Gadu-Gadu


Gadu-Gadu is a Polish instant messaging client using a proprietary protocol. Gadu-Gadu was the most popular IM service in Poland, with over 15 million registered accounts and approximately 6.5 million users online daily. Gadu-Gadu’s casual gaming portal had some 500,000 active users at the end of March 2009. Users send up to 300 million messages per day.
Gadu-Gadu is financed by the display of advertisements. The developer is based in Warsaw, Poland but the company is wholly owned by the South African media giant Naspers.

Features

Gadu-Gadu uses its own proprietary protocol. As with ICQ, users are identified by unique serial numbers. Protocol's features include status messages, file sharing, and VoIP. Users may format and embed images in messages. Since client version 6.0, an experimental secure connection mode can be used.
The official client provides over 150 emoticons, allows grouping contacts, sending SMS and integrates with other services ran by the same company: a virtual Internet dial-up, a social networking site MojaGeneracja.pl and an internet radio Open.fm.
Gadu-Gadu allows its users to add personal information to a publicly searchable directory.
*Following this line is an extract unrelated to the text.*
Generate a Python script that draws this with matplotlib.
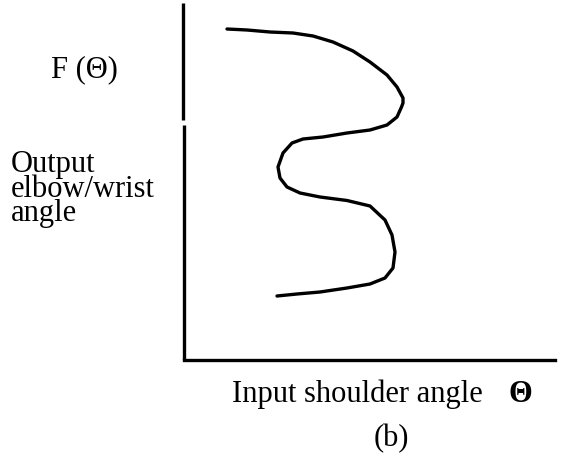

Language options include English and Polish. There is also a browser version available.

Blip.pl

Blip.pl was a Polish social networking internet service, founded in May 2007 and currently owned by Gadu-Gadu. It had microblogging capability. Soon after being established, it was purchased by Gadu-Gadu S.A in June 2007.
Three hundred and twenty-nine thousand people visited the site in June 2009. In October 2009 the number of posts on the network exceeded ten million. By 4 December 2010 the service had 80,000 users. Notable Polish celebrities and politicians, such as Lech Wałęsa and Grzegorz Napieralski, used the site. The service was used as a communication channel of various governmental services, for example ZUS.
Blip was closed on the 2nd of September 2013, following a two-month advance notice. During this period, users could choose to migrate their accounts to Wykop, which hosts a similar microblogging service.